I want to explain something to people who often ask me, “Why don’t you just cut and slash the boat?” There was an example of that last week when the French authorities went into the water but slashed only one cylinder. The reason for that is that those boats have no solid base inside between the floating parts. If you slash them, the boat folds in half and drowns all the people already in the middle of the boat. Therefore, the French authorities are most concerned about taking that sort of action and are much more concerned about going for the motors, which is what I hope they will be doing in the coming weeks. It is right that those forcing people on to these boats should face the full force of the law. Having seen the flimsiness of them, I am absolutely convinced that it is all about making huge amounts of money.

The problem is that this offence is drawn more widely than the Government have set out as their intention. If we are looking solely at people who are coerced or compelled to steer the boat under duress from the smugglers, that is not very much different from the coercion of victims of trafficking, as highlighted by the noble Baroness, Lady May, in this and previous amendments. As the clause is currently drafted, it is not focused sufficiently on those who the Government wish to target and would also catch those asylum seekers who are victims of coercion. I am told that you can identify the people who have been steering these boats: the heat from the very cheap engines means that people get burns on their hands as a result of doing it.
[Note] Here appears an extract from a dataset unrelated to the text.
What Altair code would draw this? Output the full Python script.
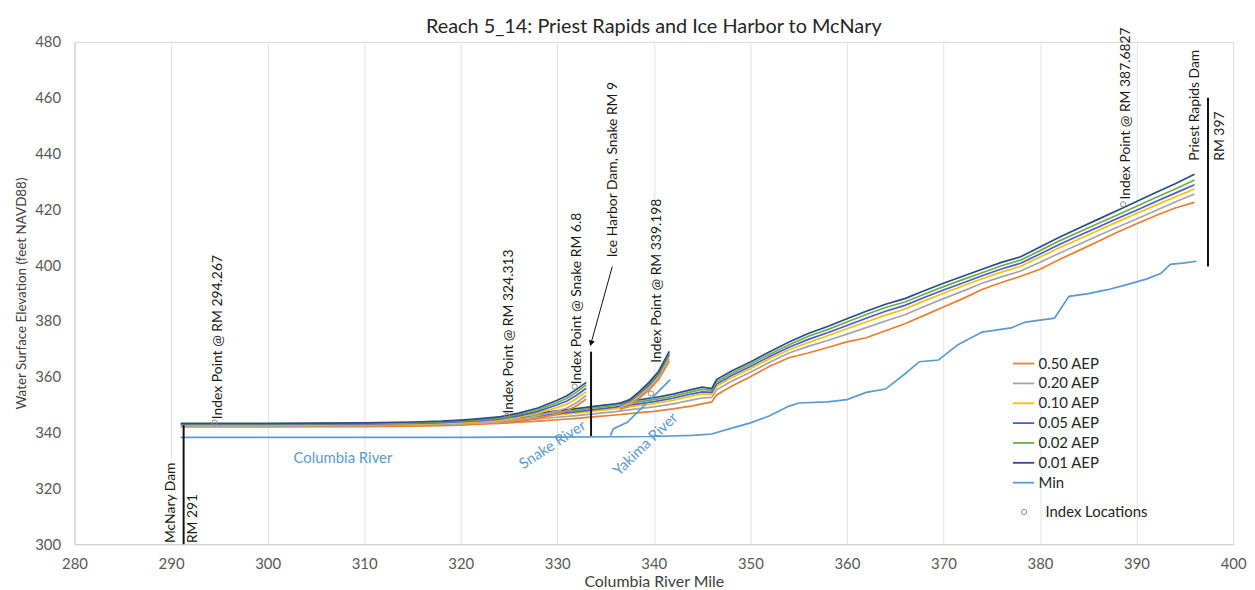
import altair as alt
import pandas as pd

SERIES = ["0.50 AEP", "0.20 AEP", "0.10 AEP", "0.05 AEP", "0.02 AEP", "0.01 AEP", "Min"]
COLORS = ["#ED7D31", "#A5A5A5", "#FFC000", "#4A5BDC", "#70AD47", "#2B4C8C", "#5B9BD5"]

# ---- Columbia River main profile ----
main_mile = [291, 295, 300, 305, 310, 315, 318, 320, 322, 324, 326, 328, 330, 332, 334, 336, 338, 340,
             342, 344, 345, 346, 346.5, 348, 350, 352, 354, 356, 358, 360, 362, 364, 366, 368, 370,
             372, 374, 376, 378, 380, 382, 384, 386, 388, 390, 392, 394, 396]
main_p01 = [343.3, 343.3, 343.3, 343.4, 343.5, 343.8, 344.1, 344.5, 345.0, 345.6, 346.3, 347.0, 347.8, 348.6,
            349.5, 350.3, 351.5, 352.5, 353.8, 355.5, 356.3, 355.8, 359.0, 362.0, 365.3, 369.0, 372.5,
            375.5, 378.0, 380.8, 383.5, 386.0, 388.0, 390.8, 393.5, 396.0, 398.5, 401.0, 403.0, 406.5,
            410.0, 413.2, 416.4, 419.6, 422.8, 426.0, 429.2, 432.6]
main_p02 = [343.1, 343.1, 343.1, 343.2, 343.3, 343.5, 343.8, 344.2, 344.6, 345.2, 345.8, 346.5, 347.2, 348.0,
            348.9, 349.7, 350.8, 351.8, 353.0, 354.7, 355.5, 355.1, 358.2, 361.2, 364.5, 368.1, 371.5,
            374.5, 376.9, 379.6, 382.3, 384.8, 386.8, 389.6, 392.3, 394.8, 397.3, 399.8, 401.8, 405.2,
            408.7, 411.8, 414.9, 418.0, 421.1, 424.2, 427.3, 430.5]
main_p05 = [342.9, 342.9, 342.9, 343.0, 343.1, 343.3, 343.6, 343.9, 344.3, 344.8, 345.4, 346.0, 346.7, 347.5,
            348.3, 349.1, 350.1, 351.1, 352.3, 353.9, 354.6, 354.4, 357.4, 360.4, 363.7, 367.3, 370.6,
            373.4, 375.8, 378.4, 381.0, 383.5, 385.6, 388.4, 391.1, 393.6, 396.2, 398.6, 400.7, 404.0,
            407.4, 410.5, 413.6, 416.7, 419.7, 422.8, 425.8, 428.8]
main_p10 = [342.7, 342.7, 342.7, 342.8, 342.9, 343.1, 343.3, 343.6, 344.0, 344.5, 345.0, 345.6, 346.3, 347.0,
            347.8, 348.5, 349.5, 350.4, 351.6, 353.1, 353.8, 353.8, 356.6, 359.6, 362.9, 366.5, 369.7,
            372.3, 374.7, 377.2, 379.6, 382.1, 384.3, 387.2, 389.9, 392.5, 395.1, 397.5, 399.6, 402.9,
            406.2, 409.3, 412.4, 415.5, 418.5, 421.5, 424.4, 427.3]
main_p20 = [342.4, 342.4, 342.4, 342.5, 342.5, 342.7, 342.9, 343.2, 343.5, 343.9, 344.4, 344.9, 345.5, 346.1,
            346.8, 347.5, 348.4, 349.2, 350.3, 351.7, 352.4, 352.6, 355.3, 358.3, 361.6, 365.2, 368.5,
            370.9, 373.0, 375.3, 377.6, 380.0, 382.2, 385.2, 388.0, 390.7, 393.5, 395.8, 397.9, 401.0,
            404.3, 407.4, 410.5, 413.6, 416.5, 419.6, 422.6, 425.5]
main_p50 = [342.0, 342.0, 342.0, 342.1, 342.1, 342.3, 342.5, 342.7, 343.0, 343.3, 343.7, 344.1, 344.6, 345.1,
            345.7, 346.3, 347.0, 347.6, 348.5, 349.6, 350.3, 351.0, 353.5, 356.5, 360.0, 363.8, 366.8,
            368.5, 370.5, 372.5, 374.0, 376.5, 379.0, 382.0, 385.0, 388.0, 391.3, 393.8, 396.0, 398.5,
            402.0, 405.2, 408.5, 411.8, 414.8, 417.8, 420.5, 422.5]

min_mile = [291, 300, 310, 320, 330, 340, 344, 346, 348, 350, 352, 354, 355, 358, 360, 362, 364, 366,
            367.5, 369.5, 371.5, 374, 377, 378.5, 381.5, 383, 385, 387, 389, 391, 392.5, 393.5, 395, 396.2]
min_elev = [338.3, 338.3, 338.3, 338.3, 338.4, 338.6, 339.0, 339.5, 341.5, 343.5, 346.0, 349.5, 350.6,
            351.0, 351.8, 354.4, 355.6, 361.0, 365.4, 366.0, 371.5, 376.0, 377.5, 379.6, 381.0, 388.8,
            389.8, 391.2, 393.0, 395.0, 397.0, 400.3, 400.8, 401.4]

# ---- Snake River branch ----
snake_mile = [324, 326, 328, 330, 331, 332, 333]
snake_p01 = [345.6, 347.0, 348.8, 351.6, 353.2, 355.5, 358.0]
snake_p02 = [345.2, 346.5, 348.2, 350.8, 352.3, 354.5, 357.1]
snake_p05 = [344.8, 346.0, 347.6, 350.0, 351.3, 353.4, 355.9]
snake_p10 = [344.5, 345.5, 347.0, 349.0, 350.2, 352.2, 354.6]
snake_p20 = [343.9, 344.7, 346.1, 347.7, 348.8, 350.7, 353.3]
snake_p50 = [343.3, 344.0, 345.2, 346.6, 347.8, 349.6, 352.0]

# ---- Yakima River branch ----
yak_mile = [336.5, 337.5, 338.5, 339.5, 340.5, 341.6]
yak_p01 = [350.5, 351.8, 354.7, 358.0, 362.0, 369.1]
yak_p02 = [350.2, 351.5, 354.3, 357.5, 361.5, 368.5]
yak_p05 = [349.9, 351.2, 354.0, 357.0, 361.0, 368.0]
yak_p10 = [349.6, 350.9, 353.6, 356.6, 360.5, 367.4]
yak_p20 = [349.0, 350.3, 353.1, 356.0, 359.8, 366.5]
yak_p50 = [348.3, 349.6, 352.4, 355.2, 359.0, 365.6]
yak_min_mile = [335.5, 335.8, 337.3, 338.1, 339.5, 341.7]
yak_min_elev = [338.9, 341.3, 343.8, 346.6, 351.4, 359.0]

# ---- Index locations ----
idx_mile = [294.5, 324.8, 331.8, 339.7, 388.6]
idx_elev = [343.6, 346.0, 356.5, 354.0, 421.8]

# ---- Annotations ----
ann_text = ["Index Point @ RM 294.267", "Index Point @ RM 324.313", "Index Point @ Snake RM 6.8",
            "Ice Harbor Dam, Snake RM 9", "Index Point @ RM 339.198", "Index Point @ RM 387.6827",
            "Priest Rapids Dam", "RM 397", "McNary Dam", "RM 291"]
ann_mile = [294.9, 325.0, 332.0, 335.8, 340.3, 388.9, 396.1, 398.6, 290.0, 292.3]
ann_elev = [344.8, 346.8, 357.3, 402.8, 365.0, 423.5, 437.4, 437.4, 300.4, 300.4]

struct_mile = [291.3, 333.5, 397.4]
struct_low = [300.0, 338.8, 399.5]
struct_high = [342.7, 369.0, 460.0]

arrow_mile = [335.7]
arrow_elev = [399.5]
arrow_mile2 = [333.5]
arrow_elev2 = [372.0]

river_text = ["Columbia River", "Snake River", "Yakima River"]
river_mile = [307.8, 329.5, 339.1]
river_elev = [331.0, 335.7, 335.9]
river_angle = [0, 327, 316]

# ---- build tables ----
rows = []
def add(series, seg, miles, elevs):
    for m, e in zip(miles, elevs):
        rows.append({"series": series, "seg": seg, "mile": m, "elev": e})

for name, ys in zip(SERIES[:6], [main_p50, main_p20, main_p10, main_p05, main_p02, main_p01]):
    add(name, "main", main_mile, ys)
for name, ys in zip(SERIES[:6], [snake_p50, snake_p20, snake_p10, snake_p05, snake_p02, snake_p01]):
    add(name, "snake", snake_mile, ys)
for name, ys in zip(SERIES[:6], [yak_p50, yak_p20, yak_p10, yak_p05, yak_p02, yak_p01]):
    add(name, "yakima", yak_mile, ys)
add("Min", "main", min_mile, min_elev)
add("Min", "yakima", yak_min_mile, yak_min_elev)
df_lines = pd.DataFrame(rows)

df_idx = pd.DataFrame({"mile": idx_mile, "elev": idx_elev, "label": ["Index Locations"] * len(idx_mile)})
df_ann = pd.DataFrame({"text": ann_text, "mile": ann_mile, "elev": ann_elev})
df_struct = pd.DataFrame({"mile": struct_mile, "low": struct_low, "high": struct_high})
df_arrow = pd.DataFrame({"mile": arrow_mile, "elev": arrow_elev, "mile2": arrow_mile2, "elev2": arrow_elev2})
df_head = pd.DataFrame({"mile": arrow_mile2, "elev": arrow_elev2})
df_river = pd.DataFrame({"text": river_text, "mile": river_mile, "elev": river_elev, "angle": river_angle})

FONT = "Lato"
xscale = alt.Scale(domain=[280, 400], nice=False, zero=False)
yscale = alt.Scale(domain=[300, 480], nice=False, zero=False)

X = alt.X("mile:Q", scale=xscale,
          axis=alt.Axis(values=list(range(280, 401, 10)), title="Columbia River Mile", grid=True,
                        gridColor="#E3E3E3", ticks=False, labelPadding=12, titlePadding=3,
                        domainColor="#D0D0D0", labelFlush=False, titleFontSize=16))
Y = alt.Y("elev:Q", scale=yscale,
          axis=alt.Axis(values=list(range(300, 481, 20)), title="Water Surface Elevation (feet NAVD88)",
                        grid=False, ticks=False, labelPadding=14, titlePadding=6, domainColor="#D0D0D0",
                        titleFontSize=13.5))

lines = alt.Chart(df_lines).mark_line(strokeWidth=1.7).encode(
    x=X, y=Y,
    color=alt.Color("series:N", scale=alt.Scale(domain=SERIES, range=COLORS),
                    legend=alt.Legend(title=None, orient="none", legendX=944, legendY=312,
                                      symbolType="stroke", symbolSize=462, symbolStrokeWidth=1.8,
                                      labelFont=FONT, labelFontSize=15, labelColor="#262626",
                                      rowPadding=0, labelOffset=3, padding=0)),
    detail="seg:N",
)

structs = alt.Chart(df_struct).mark_rule(color="#111111", strokeWidth=2).encode(
    x="mile:Q", y="low:Q", y2="high:Q")

arrow = alt.Chart(df_arrow).mark_rule(color="#111111", strokeWidth=1).encode(
    x="mile:Q", y="elev:Q", x2="mile2:Q", y2="elev2:Q")
head = alt.Chart(df_head).mark_point(shape="triangle-up", filled=True, color="#111111", size=40,
                                     angle=196, opacity=1).encode(x="mile:Q", y="elev:Q")

idx = alt.Chart(df_idx).mark_point(filled=False, size=28, color="#8C8C8C", strokeWidth=1, opacity=1).encode(
    x="mile:Q", y="elev:Q",
    shape=alt.Shape("label:N", scale=alt.Scale(domain=["Index Locations"], range=["circle"]),
                    legend=alt.Legend(title=None, orient="none", legendX=949, legendY=466,
                                      symbolSize=28, symbolStrokeColor="#8C8C8C", symbolFillColor="white",
                                      symbolStrokeWidth=1, labelFont=FONT, labelFontSize=15,
                                      labelColor="#262626", labelOffset=14, padding=0)),
)

ann = alt.Chart(df_ann).mark_text(angle=270, align="left", baseline="middle", font=FONT, fontSize=14,
                                  color="#1A1A1A").encode(x="mile:Q", y="elev:Q", text="text:N")

rivers = alt.Chart(df_river).mark_text(align="center", baseline="middle", font=FONT, fontSize=15,
                                       color="#5B9BD5").encode(
    x="mile:Q", y="elev:Q", text="text:N", angle=alt.Angle("angle:Q", scale=None))

chart = alt.layer(lines, structs, arrow, head, idx, ann, rivers).properties(
    width=1167, height=506,
    padding={"left": 6, "top": 7, "right": 0, "bottom": 0},
    title=alt.TitleParams("Reach 5_14: Priest Rapids and Ice Harbor to McNary", font=FONT, fontSize=20,
                          fontWeight="normal", color="#262626", anchor="middle", frame="group", offset=-10),
).configure_axis(
    labelFont=FONT, labelFontSize=15, labelColor="#595959", titleFont=FONT,
    titleFontWeight="normal", titleColor="#404040",
).configure_view(stroke="#D9D9D9").resolve_scale(color="independent")

chart.save("out.html", embed_options={"renderer": "svg", "actions": False})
I know that the British and the French authorities can easily identify who has been steering a boat; the difficulty is whether that person has been coerced into it. That is why this amendment is in place—simply to give an opportunity to understand what the Government would do in those circumstances.

I appreciate that, in Committee in the House of Commons, the Minister stated that:

“In practice, the focus will be intelligence-led and targeted at those who law enforcement believe to be working in connection with organised criminal networks”.—[Official Report, Commons, 4/3/25; col. 128.]


It was also stated that

“the CPS will exercise … discretion, and the courts will be able to consider all the circumstances when deciding the appropriate sentence”.

While prosecutorial discretion is an important safeguard, maybe it is not a substitute for clarity within the Bill itself. On that very specific matter, I ask the Minister to give his consideration.

I must also say, in respect of the earlier amendments that we have just heard, that it seems to me that the Conservative Party wants to treat everyone in the boat as a criminal. If that is the case, does the Minister agrees or disagree with that? If he agrees, what is the consequence of treating asylum seekers as criminals when they arrive in our country?